Modules/struct module

Source:

cpython 3.14 @ ab2d84fe1023/Modules/_struct.c

The struct module converts between Python values and C structs packed into bytes objects. It is used heavily for binary protocol parsing (network packets, file formats, system calls).

Map

LinesSymbolRole
1-300Format character tableb, h, i, l, q, f, d, s, p, P, etc.
301-700s_pack, s_unpackCore pack/unpack implementations
701-1100Struct typeCached compiled format object
1101-1400calcsize, pack_into, unpack_fromBuffer variants
1401-2000iter_unpackIterator over repeated structure

Reading

Format string prefix

// CPython: Modules/_struct.c:95 format_prefixes
/* byte order / alignment prefix:
@ native order, native size, native alignment (default)
= native order, standard size, no alignment
< little-endian, standard size
> big-endian, standard size
! big-endian (network), standard size
*/

Without a prefix, @ is assumed. Standard size means C type sizes as defined by the C standard (short=2, int=4, etc.).

Pack implementation

// CPython: Modules/_struct.c:840 s_pack
static PyObject *
s_pack(PyObject *self, PyObject *const *args, Py_ssize_t nargs)
{
PyStructObject *soself = (PyStructObject *)self;
PyObject *result = PyBytes_FromStringAndSize(NULL, soself->s_size);
char *buf = PyBytes_AS_STRING(result);
for (Py_ssize_t i = 0; i < soself->s_len; i++) {
formatcode *code = &soself->s_codes[i];
PyObject *v = args[i];
code->fmtdef->pack(buf + code->offset, v, code->size, code->repeat);
}
return result;
}

Each format character maps to a formatdef entry with pack and unpack function pointers.
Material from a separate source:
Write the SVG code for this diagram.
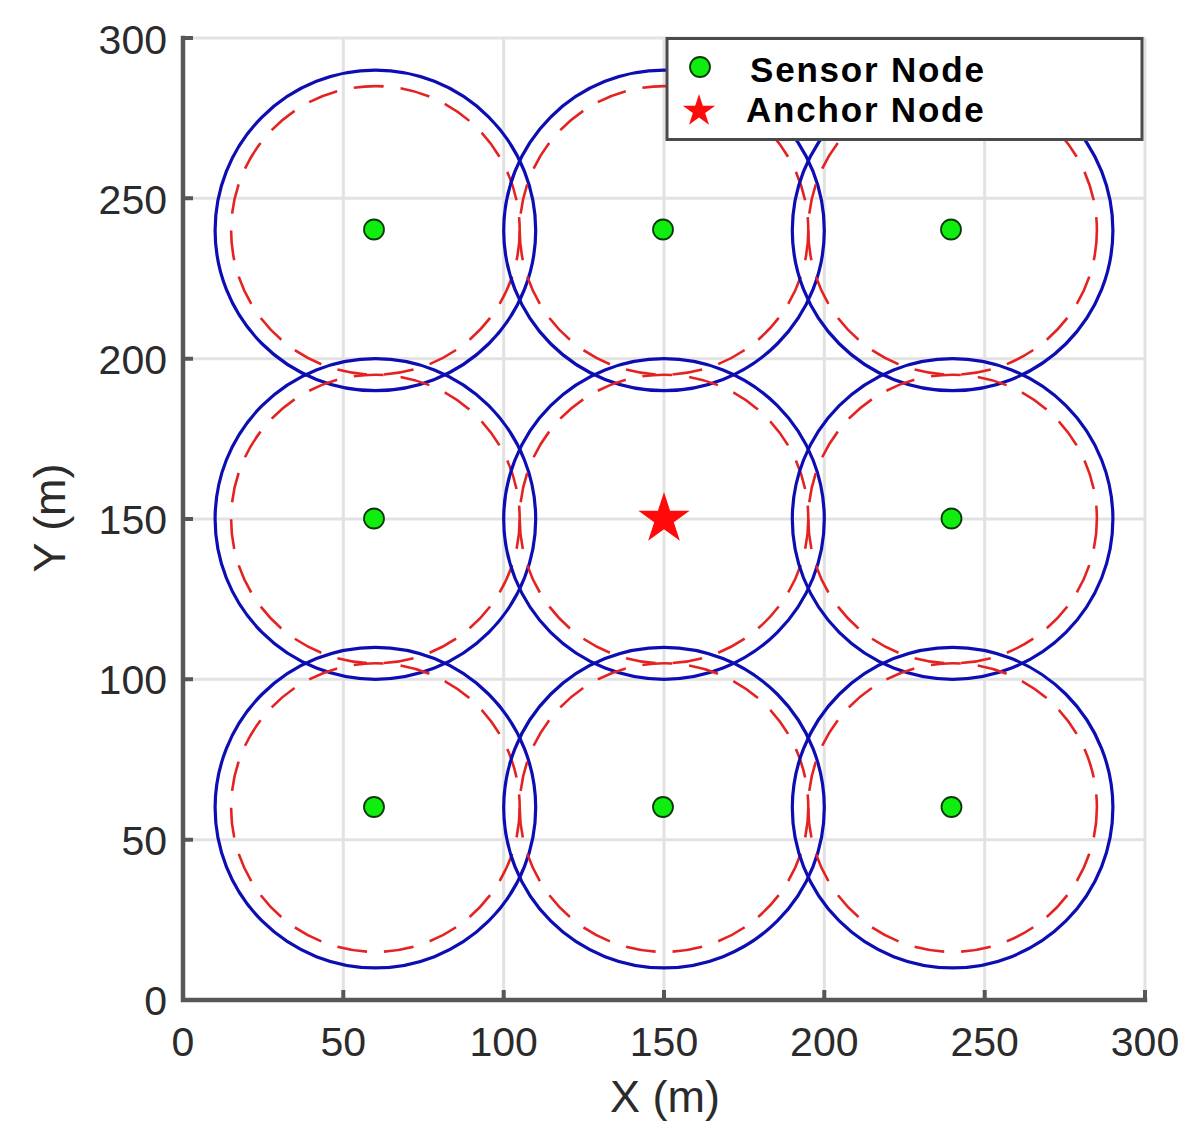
<svg xmlns="http://www.w3.org/2000/svg" width="1204" height="1143" viewBox="0 0 1204 1143">
<style>
.grid{stroke:#e2e2e2;stroke-width:3;fill:none}
.axis{stroke:#575757;stroke-width:4.5;fill:none;stroke-linecap:square}
.tick{stroke:#575757;stroke-width:4;fill:none}
.tl{font-family:"Liberation Sans",Arial,sans-serif;font-size:41px;fill:#2b2b2b}
.lab{font-family:"Liberation Sans",Arial,sans-serif;font-size:45px;fill:#2b2b2b}
.leg{font-family:"Liberation Sans",Arial,sans-serif;font-size:35px;font-weight:bold;fill:#000;letter-spacing:1.8px}
.range{stroke:#0d0db4;stroke-width:3.2;fill:none}
.est{stroke:#e52222;stroke-width:2.6;fill:none;stroke-dasharray:30 17}
.sensor{fill:#10ee10;stroke:#0a3a0a;stroke-width:1.8}
.star{fill:#ff0a0a}
</style>
<defs>
<polygon id="starShape" points="0,-1 0.2245,-0.309 0.951,-0.309 0.3633,0.118 0.588,0.809 0,0.382 -0.588,0.809 -0.3633,0.118 -0.951,-0.309 -0.2245,-0.309"/>
</defs>
<rect width="1204" height="1143" fill="#fff"/>
<g id="grid">
<path class="grid" d="M343.3 38V1000M503.7 38V1000M664 38V1000M824.3 38V1000M984.7 38V1000M1145 38V1000M183 38H1145M183 198.3H1145M183 358.7H1145M183 519H1145M183 679.3H1145M183 839.7H1145"/>
</g>
<g id="connectors"></g>
<g id="node-60-240"><circle class="range" cx="375.4" cy="230.4" r="160.3"/><circle class="est" cx="375.4" cy="230.4" r="144.3"/><circle class="sensor" cx="374" cy="229.5" r="10"/></g>
<g id="node-150-240"><circle class="range" cx="664" cy="230.4" r="160.3"/><circle class="est" cx="664" cy="230.4" r="144.3"/><circle class="sensor" cx="663" cy="229.5" r="10"/></g>
<g id="node-240-240"><circle class="range" cx="952.6" cy="230.4" r="160.3"/><circle class="est" cx="952.6" cy="230.4" r="144.3"/><circle class="sensor" cx="951" cy="229.5" r="10"/></g>
<g id="node-60-150"><circle class="range" cx="375.4" cy="519" r="160.3"/><circle class="est" cx="375.4" cy="519" r="144.3"/><circle class="sensor" cx="374" cy="518.5" r="10"/></g>
<g id="node-150-150"><circle class="range" cx="664" cy="519" r="160.3"/><circle class="est" cx="664" cy="519" r="144.3"/></g>
<g id="node-240-150"><circle class="range" cx="952.6" cy="519" r="160.3"/><circle class="est" cx="952.6" cy="519" r="144.3"/><circle class="sensor" cx="951.5" cy="518.5" r="10"/></g>
<g id="node-60-60"><circle class="range" cx="375.4" cy="807.6" r="160.3"/><circle class="est" cx="375.4" cy="807.6" r="144.3"/><circle class="sensor" cx="374" cy="807" r="10"/></g>
<g id="node-150-60"><circle class="range" cx="664" cy="807.6" r="160.3"/><circle class="est" cx="664" cy="807.6" r="144.3"/><circle class="sensor" cx="663" cy="807" r="10"/></g>
<g id="node-240-60"><circle class="range" cx="952.6" cy="807.6" r="160.3"/><circle class="est" cx="952.6" cy="807.6" r="144.3"/><circle class="sensor" cx="951.5" cy="807" r="10"/></g>
<g id="anchor"><use href="#starShape" class="star" transform="translate(664 519) scale(27)"/></g>
<g id="axes">
<path class="axis" d="M183 38V1000H1145"/>
<path class="tick" d="M183 38h10M183 198.3h10M183 358.7h10M183 519h10M183 679.3h10M183 839.7h10M343.3 1000v-10M503.7 1000v-10M664 1000v-10M824.3 1000v-10M984.7 1000v-10M1145 1000v-10"/>
<g class="tl" text-anchor="end">
<text x="167" y="54">300</text><text x="167" y="214">250</text><text x="167" y="374">200</text><text x="167" y="534">150</text><text x="167" y="694">100</text><text x="167" y="855">50</text><text x="167" y="1015">0</text>
</g>
<g class="tl" text-anchor="middle">
<text x="183" y="1056">0</text><text x="343.3" y="1056">50</text><text x="503.7" y="1056">100</text><text x="664" y="1056">150</text><text x="824.3" y="1056">200</text><text x="984.7" y="1056">250</text><text x="1145" y="1056">300</text>
</g>
<text class="lab" x="665" y="1112" text-anchor="middle">X (m)</text>
<text class="lab" transform="translate(65 518) rotate(-90)" text-anchor="middle">Y (m)</text>
</g>
<g id="legend">
<rect x="667" y="38.5" width="475" height="101" fill="#fff" stroke="#4a4a4a" stroke-width="3"/>
<circle class="sensor" cx="700" cy="67" r="10"/>
<use href="#starShape" class="star" transform="translate(699 111) scale(17)"/>
<text class="leg" x="750" y="82">Sensor Node</text>
<text class="leg" x="746" y="122">Anchor Node</text>
</g>
</svg>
The Struct object pre-parses the format string once.

iter_unpack

// CPython: Modules/_struct.c:1680 s_iter_unpack
static PyObject *
s_iter_unpack(PyObject *self, PyObject *buffer)
{
/* Returns an iterator yielding successive tuples of size s_size from buffer */
unpackiterobject *it = PyObject_New(unpackiterobject, &unpackiter_type);
it->s = (PyStructObject *)self;
it->buf = buffer;
it->index = 0;
return (PyObject *)it;
}

iter_unpack avoids creating a list of all tuples at once. Useful for streaming packet parsing.

calcsize

// CPython: Modules/_struct.c:760 calcsize
static PyObject *
calcsize(PyObject *module, PyObject *format)
{
PyStructObject *s_object = (PyStructObject *)cache_struct(module, format);
...
return PyLong_FromSsize_t(s_object->s_size);
}

struct.calcsize('iHd') computes the packed byte count without allocating a buffer.

gopy notes

struct is needed for binary I/O in the stdlib (e.g., zipfile, tarfile, wave, imghdr). In gopy it is implemented in module/struct/ using Go's encoding/binary. The format-string parser must handle repeat counts (4s, 10H) and all byte-order prefixes. Struct objects cache the parsed format for repeated use.